Leave out the pictures and retype only the lines from the opening line to the line that holds "71.80, 71.57, 71.85];", both ends included.

== MATERIAL PROVIDED

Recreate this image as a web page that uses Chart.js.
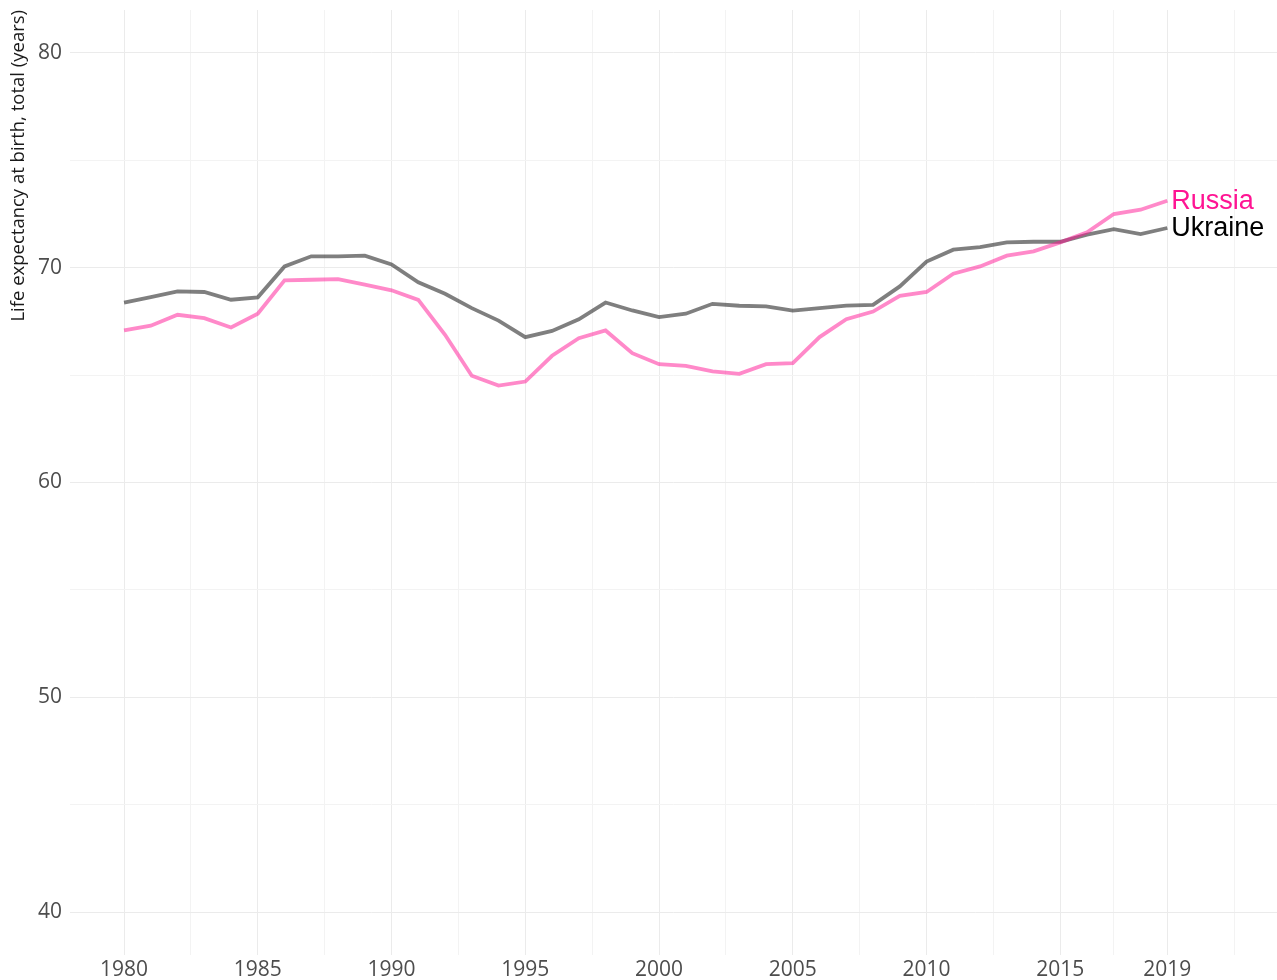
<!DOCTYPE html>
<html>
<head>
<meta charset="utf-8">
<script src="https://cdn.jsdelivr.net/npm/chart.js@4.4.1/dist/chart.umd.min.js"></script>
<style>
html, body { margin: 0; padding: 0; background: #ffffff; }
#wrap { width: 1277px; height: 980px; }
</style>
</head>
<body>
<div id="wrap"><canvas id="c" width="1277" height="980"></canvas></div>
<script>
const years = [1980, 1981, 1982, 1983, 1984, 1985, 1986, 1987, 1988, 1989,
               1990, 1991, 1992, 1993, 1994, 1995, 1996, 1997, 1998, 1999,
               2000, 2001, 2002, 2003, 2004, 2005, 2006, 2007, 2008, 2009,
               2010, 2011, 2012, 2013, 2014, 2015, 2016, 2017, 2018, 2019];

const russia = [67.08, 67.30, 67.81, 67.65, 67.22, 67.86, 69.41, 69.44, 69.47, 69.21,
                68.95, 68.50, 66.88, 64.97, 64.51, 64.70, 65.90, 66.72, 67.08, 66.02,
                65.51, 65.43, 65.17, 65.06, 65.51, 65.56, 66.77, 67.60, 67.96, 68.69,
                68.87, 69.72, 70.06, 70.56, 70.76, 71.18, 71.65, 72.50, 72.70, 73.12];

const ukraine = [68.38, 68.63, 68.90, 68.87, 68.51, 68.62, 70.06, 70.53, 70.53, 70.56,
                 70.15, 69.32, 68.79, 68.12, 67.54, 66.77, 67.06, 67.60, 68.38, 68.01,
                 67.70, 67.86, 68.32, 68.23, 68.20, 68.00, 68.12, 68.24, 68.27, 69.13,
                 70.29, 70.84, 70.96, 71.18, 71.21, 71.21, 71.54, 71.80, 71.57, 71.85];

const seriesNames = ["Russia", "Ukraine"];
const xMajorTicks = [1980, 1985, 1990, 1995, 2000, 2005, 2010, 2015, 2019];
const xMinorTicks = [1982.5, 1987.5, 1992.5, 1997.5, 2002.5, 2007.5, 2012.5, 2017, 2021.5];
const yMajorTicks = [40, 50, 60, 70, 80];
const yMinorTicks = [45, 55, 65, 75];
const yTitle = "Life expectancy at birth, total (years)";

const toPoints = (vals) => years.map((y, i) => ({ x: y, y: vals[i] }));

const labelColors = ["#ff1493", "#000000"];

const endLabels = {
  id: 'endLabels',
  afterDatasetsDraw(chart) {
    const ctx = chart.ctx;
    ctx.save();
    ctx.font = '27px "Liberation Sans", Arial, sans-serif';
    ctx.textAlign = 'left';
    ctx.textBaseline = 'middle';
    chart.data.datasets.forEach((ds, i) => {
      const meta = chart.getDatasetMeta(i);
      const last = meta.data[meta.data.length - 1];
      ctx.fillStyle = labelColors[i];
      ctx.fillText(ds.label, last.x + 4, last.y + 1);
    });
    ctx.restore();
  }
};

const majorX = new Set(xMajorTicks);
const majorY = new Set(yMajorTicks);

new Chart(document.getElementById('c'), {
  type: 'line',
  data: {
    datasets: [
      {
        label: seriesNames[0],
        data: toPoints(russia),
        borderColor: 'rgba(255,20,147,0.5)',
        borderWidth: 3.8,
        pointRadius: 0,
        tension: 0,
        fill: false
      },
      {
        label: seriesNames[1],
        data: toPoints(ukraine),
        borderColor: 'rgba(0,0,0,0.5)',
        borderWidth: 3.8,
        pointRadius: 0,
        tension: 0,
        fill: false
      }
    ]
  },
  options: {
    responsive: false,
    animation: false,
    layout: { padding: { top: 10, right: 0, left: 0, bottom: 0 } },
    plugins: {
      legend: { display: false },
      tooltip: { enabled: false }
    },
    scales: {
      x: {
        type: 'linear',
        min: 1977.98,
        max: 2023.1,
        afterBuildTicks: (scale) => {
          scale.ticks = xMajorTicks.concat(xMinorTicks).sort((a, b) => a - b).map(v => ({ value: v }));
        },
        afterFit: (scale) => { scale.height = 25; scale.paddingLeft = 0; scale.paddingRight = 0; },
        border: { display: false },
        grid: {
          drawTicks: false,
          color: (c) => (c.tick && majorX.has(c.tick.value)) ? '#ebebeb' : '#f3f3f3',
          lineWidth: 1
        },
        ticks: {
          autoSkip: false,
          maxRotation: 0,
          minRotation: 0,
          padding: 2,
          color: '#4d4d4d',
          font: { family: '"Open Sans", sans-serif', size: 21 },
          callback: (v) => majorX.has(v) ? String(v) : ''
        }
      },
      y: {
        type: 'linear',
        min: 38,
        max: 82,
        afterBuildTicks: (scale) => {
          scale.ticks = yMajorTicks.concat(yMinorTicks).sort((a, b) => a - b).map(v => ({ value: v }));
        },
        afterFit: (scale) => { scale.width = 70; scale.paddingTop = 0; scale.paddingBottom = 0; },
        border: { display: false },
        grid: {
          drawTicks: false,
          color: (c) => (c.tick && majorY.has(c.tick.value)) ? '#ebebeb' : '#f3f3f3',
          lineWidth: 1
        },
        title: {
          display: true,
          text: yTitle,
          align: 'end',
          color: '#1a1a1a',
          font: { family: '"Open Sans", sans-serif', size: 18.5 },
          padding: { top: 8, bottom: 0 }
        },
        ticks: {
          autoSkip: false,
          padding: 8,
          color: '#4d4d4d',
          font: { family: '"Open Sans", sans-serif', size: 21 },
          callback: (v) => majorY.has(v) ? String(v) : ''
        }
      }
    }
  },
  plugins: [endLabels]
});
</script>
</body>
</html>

====

§ PROBLEM SOLUTION:
Recreate this image as a web page that uses Chart.js.
<!DOCTYPE html>
<html>
<head>
<meta charset="utf-8">
<script src="https://cdn.jsdelivr.net/npm/chart.js@4.4.1/dist/chart.umd.min.js"></script>
<style>
html, body { margin: 0; padding: 0; background: #ffffff; }
#wrap { width: 1277px; height: 980px; }
</style>
</head>
<body>
<div id="wrap"><canvas id="c" width="1277" height="980"></canvas></div>
<script>
const years = [1980, 1981, 1982, 1983, 1984, 1985, 1986, 1987, 1988, 1989,
               1990, 1991, 1992, 1993, 1994, 1995, 1996, 1997, 1998, 1999,
               2000, 2001, 2002, 2003, 2004, 2005, 2006, 2007, 2008, 2009,
               2010, 2011, 2012, 2013, 2014, 2015, 2016, 2017, 2018, 2019];

const russia = [67.08, 67.30, 67.81, 67.65, 67.22, 67.86, 69.41, 69.44, 69.47, 69.21,
                68.95, 68.50, 66.88, 64.97, 64.51, 64.70, 65.90, 66.72, 67.08, 66.02,
                65.51, 65.43, 65.17, 65.06, 65.51, 65.56, 66.77, 67.60, 67.96, 68.69,
                68.87, 69.72, 70.06, 70.56, 70.76, 71.18, 71.65, 72.50, 72.70, 73.12];

const ukraine = [68.38, 68.63, 68.90, 68.87, 68.51, 68.62, 70.06, 70.53, 70.53, 70.56,
                 70.15, 69.32, 68.79, 68.12, 67.54, 66.77, 67.06, 67.60, 68.38, 68.01,
                 67.70, 67.86, 68.32, 68.23, 68.20, 68.00, 68.12, 68.24, 68.27, 69.13,
                 70.29, 70.84, 70.96, 71.18, 71.21, 71.21, 71.54, 71.80, 71.57, 71.85];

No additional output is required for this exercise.